[GOAL] Retype nothing but the lines from the start of the material up to and including the line with "(mgr) at (666,61)". Pictures don't belong in the copy.

[MATERIAL PROVIDED]

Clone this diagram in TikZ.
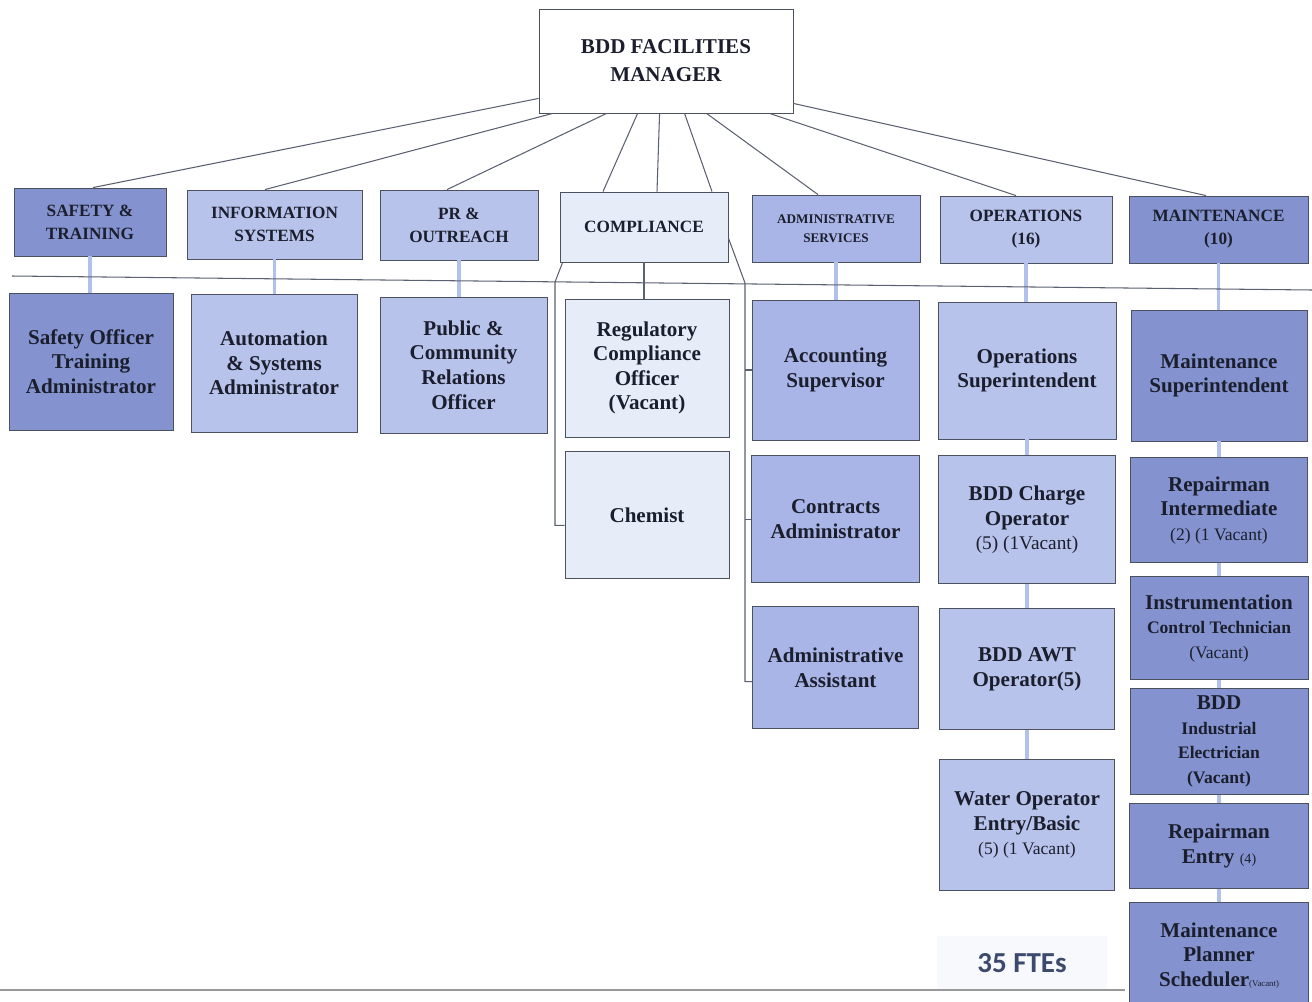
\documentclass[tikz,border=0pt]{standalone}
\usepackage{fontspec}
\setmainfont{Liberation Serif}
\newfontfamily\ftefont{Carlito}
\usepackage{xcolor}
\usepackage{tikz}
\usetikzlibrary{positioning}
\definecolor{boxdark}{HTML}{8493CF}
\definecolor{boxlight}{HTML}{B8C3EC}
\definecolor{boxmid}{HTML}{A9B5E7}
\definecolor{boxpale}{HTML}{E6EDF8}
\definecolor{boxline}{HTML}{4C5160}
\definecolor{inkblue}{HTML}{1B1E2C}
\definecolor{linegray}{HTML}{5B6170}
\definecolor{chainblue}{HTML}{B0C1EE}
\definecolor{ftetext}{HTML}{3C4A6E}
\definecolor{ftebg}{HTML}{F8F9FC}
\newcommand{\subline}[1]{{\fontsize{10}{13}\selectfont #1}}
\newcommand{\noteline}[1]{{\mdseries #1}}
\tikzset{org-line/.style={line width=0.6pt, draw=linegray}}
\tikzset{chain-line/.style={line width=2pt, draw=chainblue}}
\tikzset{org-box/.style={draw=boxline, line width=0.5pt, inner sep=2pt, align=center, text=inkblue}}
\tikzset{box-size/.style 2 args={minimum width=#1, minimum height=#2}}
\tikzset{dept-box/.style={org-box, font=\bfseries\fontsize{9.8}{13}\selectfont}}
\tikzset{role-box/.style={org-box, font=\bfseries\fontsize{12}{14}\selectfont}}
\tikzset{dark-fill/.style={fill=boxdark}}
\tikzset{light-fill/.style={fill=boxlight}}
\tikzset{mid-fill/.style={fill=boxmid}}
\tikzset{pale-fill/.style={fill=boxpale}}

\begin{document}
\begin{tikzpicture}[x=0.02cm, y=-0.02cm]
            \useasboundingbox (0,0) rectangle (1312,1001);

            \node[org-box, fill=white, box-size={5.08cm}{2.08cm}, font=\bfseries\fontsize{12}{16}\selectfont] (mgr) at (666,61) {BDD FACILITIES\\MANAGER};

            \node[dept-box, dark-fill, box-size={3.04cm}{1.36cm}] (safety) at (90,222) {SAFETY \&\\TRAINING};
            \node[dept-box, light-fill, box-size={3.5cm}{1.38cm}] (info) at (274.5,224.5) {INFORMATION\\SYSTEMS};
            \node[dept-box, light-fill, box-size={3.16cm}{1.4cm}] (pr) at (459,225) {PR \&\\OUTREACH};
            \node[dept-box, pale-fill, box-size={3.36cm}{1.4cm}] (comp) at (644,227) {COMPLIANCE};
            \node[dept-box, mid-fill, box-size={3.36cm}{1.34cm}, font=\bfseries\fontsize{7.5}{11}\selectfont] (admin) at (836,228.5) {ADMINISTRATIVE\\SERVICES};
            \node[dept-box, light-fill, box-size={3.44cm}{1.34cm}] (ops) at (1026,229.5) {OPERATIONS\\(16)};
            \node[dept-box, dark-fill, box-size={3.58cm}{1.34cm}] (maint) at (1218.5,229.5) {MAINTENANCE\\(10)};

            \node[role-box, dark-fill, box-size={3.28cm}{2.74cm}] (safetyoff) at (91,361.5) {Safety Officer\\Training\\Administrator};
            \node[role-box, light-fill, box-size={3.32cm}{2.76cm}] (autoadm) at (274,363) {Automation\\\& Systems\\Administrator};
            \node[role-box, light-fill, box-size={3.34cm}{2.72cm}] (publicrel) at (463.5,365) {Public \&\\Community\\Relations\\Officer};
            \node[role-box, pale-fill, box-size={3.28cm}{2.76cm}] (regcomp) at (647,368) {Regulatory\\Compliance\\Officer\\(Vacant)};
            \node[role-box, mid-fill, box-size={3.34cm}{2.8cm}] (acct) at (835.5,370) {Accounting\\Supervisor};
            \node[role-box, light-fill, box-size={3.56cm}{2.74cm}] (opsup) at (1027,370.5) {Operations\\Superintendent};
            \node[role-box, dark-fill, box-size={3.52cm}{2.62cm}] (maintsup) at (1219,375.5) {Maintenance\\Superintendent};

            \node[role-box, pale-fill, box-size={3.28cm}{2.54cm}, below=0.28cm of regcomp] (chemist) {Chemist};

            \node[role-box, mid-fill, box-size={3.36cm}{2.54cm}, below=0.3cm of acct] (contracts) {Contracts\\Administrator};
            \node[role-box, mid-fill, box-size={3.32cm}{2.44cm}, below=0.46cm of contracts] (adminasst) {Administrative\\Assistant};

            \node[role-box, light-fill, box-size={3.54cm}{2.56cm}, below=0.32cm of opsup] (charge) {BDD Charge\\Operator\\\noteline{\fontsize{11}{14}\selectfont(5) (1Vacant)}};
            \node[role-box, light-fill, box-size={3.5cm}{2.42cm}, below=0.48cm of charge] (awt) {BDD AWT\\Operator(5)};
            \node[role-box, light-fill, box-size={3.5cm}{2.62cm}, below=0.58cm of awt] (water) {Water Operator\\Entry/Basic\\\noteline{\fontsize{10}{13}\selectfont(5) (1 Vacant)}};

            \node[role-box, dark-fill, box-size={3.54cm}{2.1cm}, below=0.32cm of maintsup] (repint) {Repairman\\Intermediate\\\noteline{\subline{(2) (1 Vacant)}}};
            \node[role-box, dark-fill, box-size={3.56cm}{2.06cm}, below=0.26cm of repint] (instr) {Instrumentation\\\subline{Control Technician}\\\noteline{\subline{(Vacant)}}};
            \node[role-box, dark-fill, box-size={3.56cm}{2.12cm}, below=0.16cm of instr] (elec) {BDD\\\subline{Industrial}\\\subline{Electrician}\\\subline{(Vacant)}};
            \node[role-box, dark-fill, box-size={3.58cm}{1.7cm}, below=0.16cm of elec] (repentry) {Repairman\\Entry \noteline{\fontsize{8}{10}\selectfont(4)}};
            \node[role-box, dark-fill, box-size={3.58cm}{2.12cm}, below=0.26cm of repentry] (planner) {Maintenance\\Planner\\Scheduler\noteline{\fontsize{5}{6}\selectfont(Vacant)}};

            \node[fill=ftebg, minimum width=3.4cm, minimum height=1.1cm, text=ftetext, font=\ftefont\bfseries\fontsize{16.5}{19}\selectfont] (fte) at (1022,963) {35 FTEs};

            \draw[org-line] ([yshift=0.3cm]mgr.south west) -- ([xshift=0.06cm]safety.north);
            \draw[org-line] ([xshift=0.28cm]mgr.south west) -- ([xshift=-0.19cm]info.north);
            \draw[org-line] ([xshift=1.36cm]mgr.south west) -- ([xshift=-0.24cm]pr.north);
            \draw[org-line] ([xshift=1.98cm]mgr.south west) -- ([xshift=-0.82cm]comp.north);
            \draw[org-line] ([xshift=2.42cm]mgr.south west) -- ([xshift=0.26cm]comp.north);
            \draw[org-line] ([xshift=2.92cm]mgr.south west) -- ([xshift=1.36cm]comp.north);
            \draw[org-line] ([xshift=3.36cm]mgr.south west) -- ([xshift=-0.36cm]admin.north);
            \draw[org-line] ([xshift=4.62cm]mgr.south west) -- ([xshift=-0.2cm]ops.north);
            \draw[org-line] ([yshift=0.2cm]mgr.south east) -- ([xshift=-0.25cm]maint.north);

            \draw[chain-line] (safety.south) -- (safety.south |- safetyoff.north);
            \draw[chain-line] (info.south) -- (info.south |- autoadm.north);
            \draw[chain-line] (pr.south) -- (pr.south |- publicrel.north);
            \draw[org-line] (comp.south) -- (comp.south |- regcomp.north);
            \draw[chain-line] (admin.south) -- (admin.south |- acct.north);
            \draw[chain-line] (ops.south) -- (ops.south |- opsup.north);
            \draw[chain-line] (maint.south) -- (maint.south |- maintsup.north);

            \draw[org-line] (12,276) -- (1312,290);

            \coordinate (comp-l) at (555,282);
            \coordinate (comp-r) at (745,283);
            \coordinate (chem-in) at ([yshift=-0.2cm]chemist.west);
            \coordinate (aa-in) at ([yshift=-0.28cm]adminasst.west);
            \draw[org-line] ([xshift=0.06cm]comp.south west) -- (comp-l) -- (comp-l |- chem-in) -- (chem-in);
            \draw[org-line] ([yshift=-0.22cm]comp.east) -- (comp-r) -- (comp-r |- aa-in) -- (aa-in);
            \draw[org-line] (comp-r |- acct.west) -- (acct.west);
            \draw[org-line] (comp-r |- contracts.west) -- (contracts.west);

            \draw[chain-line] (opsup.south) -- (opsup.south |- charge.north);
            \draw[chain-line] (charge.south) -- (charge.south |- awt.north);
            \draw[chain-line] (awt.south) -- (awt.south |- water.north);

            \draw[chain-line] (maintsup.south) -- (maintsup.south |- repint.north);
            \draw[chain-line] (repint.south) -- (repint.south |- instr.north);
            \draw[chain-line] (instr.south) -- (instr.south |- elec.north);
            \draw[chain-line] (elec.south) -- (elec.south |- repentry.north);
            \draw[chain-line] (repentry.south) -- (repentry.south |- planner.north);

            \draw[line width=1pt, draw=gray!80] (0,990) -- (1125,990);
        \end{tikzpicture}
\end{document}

[FULL ANSWER]
Clone this diagram in TikZ.
\documentclass[tikz,border=0pt]{standalone}
\usepackage{fontspec}
\setmainfont{Liberation Serif}
\newfontfamily\ftefont{Carlito}
\usepackage{xcolor}
\usepackage{tikz}
\usetikzlibrary{positioning}
\definecolor{boxdark}{HTML}{8493CF}
\definecolor{boxlight}{HTML}{B8C3EC}
\definecolor{boxmid}{HTML}{A9B5E7}
\definecolor{boxpale}{HTML}{E6EDF8}
\definecolor{boxline}{HTML}{4C5160}
\definecolor{inkblue}{HTML}{1B1E2C}
\definecolor{linegray}{HTML}{5B6170}
\definecolor{chainblue}{HTML}{B0C1EE}
\definecolor{ftetext}{HTML}{3C4A6E}
\definecolor{ftebg}{HTML}{F8F9FC}
\newcommand{\subline}[1]{{\fontsize{10}{13}\selectfont #1}}
\newcommand{\noteline}[1]{{\mdseries #1}}
\tikzset{org-line/.style={line width=0.6pt, draw=linegray}}
\tikzset{chain-line/.style={line width=2pt, draw=chainblue}}
\tikzset{org-box/.style={draw=boxline, line width=0.5pt, inner sep=2pt, align=center, text=inkblue}}
\tikzset{box-size/.style 2 args={minimum width=#1, minimum height=#2}}
\tikzset{dept-box/.style={org-box, font=\bfseries\fontsize{9.8}{13}\selectfont}}
\tikzset{role-box/.style={org-box, font=\bfseries\fontsize{12}{14}\selectfont}}
\tikzset{dark-fill/.style={fill=boxdark}}
\tikzset{light-fill/.style={fill=boxlight}}
\tikzset{mid-fill/.style={fill=boxmid}}
\tikzset{pale-fill/.style={fill=boxpale}}

\begin{document}
\begin{tikzpicture}[x=0.02cm, y=-0.02cm]
            \useasboundingbox (0,0) rectangle (1312,1001);

            \node[org-box, fill=white, box-size={5.08cm}{2.08cm}, font=\bfseries\fontsize{12}{16}\selectfont] (mgr) at (666,61) {BDD FACILITIES\\MANAGER};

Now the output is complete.